As we saw in Q1, the search for yield led to some investors taking excessive risk. The Italian/German spread compression trade was a classic example of this, whereby traders took leveraged bets on the yield between the two countries converging, while earning a positive carry. This trade had worked very well over the 12 months to mid-May, as the ECB’s unprecedented bond buying program had helped drive down the spread on the 2 year to 25bps, having been under 100bps for most of the preceding five years, against a backdrop of improving sentiment surrounding Europe’s periphery. These gains evaporated as the 2 year spread blew out by over 300bps, hitting 3.50% as Italian bonds sold off and a flight to quality drove up German Bunds.
A significant part of Aurum’s due diligence process is to ensure that there is a strong culture of risk management. Some of the macro hedge funds held by Aurum had the trade on, but had been reducing exposure to it as the spread got tighter and the probability of the coalition forming increased. This risk management discipline is what we expect, as the trade had turned into a classic carry/short vol trade with increasing left tail risk.
The broader hedge fund industry struggled during Q2, with the HFRX Global Hedge Fund Index up 0.17%. All funds managed or advised by Aurum outperformed this index, with US dollar share classes returning between +0.6% and +1.7%.
Aurum’s multi-strategy funds continued to be a strong source of alpha across all portfolios, building on their impressive start to the year, with all invested funds up for the quarter. A strong culture of risk management and the ability to dynamically deploy capital to different portfolio management teams makes them extremely attractive in this environment. Notable gains were made by fundamental equity teams adding stock specific alpha through earnings season.
Performance in macro was mixed, with the majority of Aurum’s invested funds returning between -1% and +1% for the quarter. There was some pain for those with an emerging market bias as the political events in Argentina, Brazil and Turkey weighed on returns. Somewhat more positive was the performance of funds taking a more bearish stance on global growth, with returns generated from short semi-conductors and short China positions.
In event driven, Aurum’s bias towards low beta idiosyncratic event strategies, namely hard catalyst merger arbitrage, index rebalancing and share class arbitrage, was rewarded, with both invested funds up for the quarter, one by 3.6% and the other by 5%. M&A ran at record levels for the first half of 2018, with global deals announced reaching $2.5 trillion. A key feature was the resurgence of mega-deals, with a record number of deals above $10bn. The media and telecoms sectors in particular continued to be a rich source of returns, and with corporate cash at elevated levels and US tax reforms encouraging companies to repatriate even more cash back to the US, the future outlook for deal activity remains extremely healthy.

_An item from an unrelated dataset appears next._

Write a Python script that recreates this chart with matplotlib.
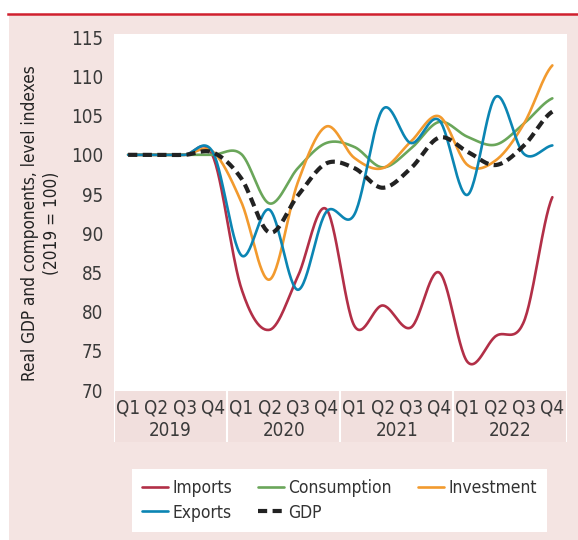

Systematic funds on the whole detracted from performance across most portfolios, as pattern recognition strategies in the US struggled during April and May. How much this had to do with Trump’s trade wars is unknown, as there is little historical data on the issue. June was also a tough month for most systematic funds, as a rumoured deleveraging event provided a strong headwind.
Two of Aurum’s equity long/short funds performed well, returning +5.2% and +2.1%, while one finished the quarter marginally negative. Notable gains were made from longs in the industrial cyclicals sector and in technology.
While the current environment is challenging from an economic and political standpoint, the majority of Aurum’s managers are optimistic about the opportunity set that this will bring. The first half of 2018 certainly seemed more eventful than 2017, and we look forward to the opportunities this affords the portfolio as we enter the second half of the year.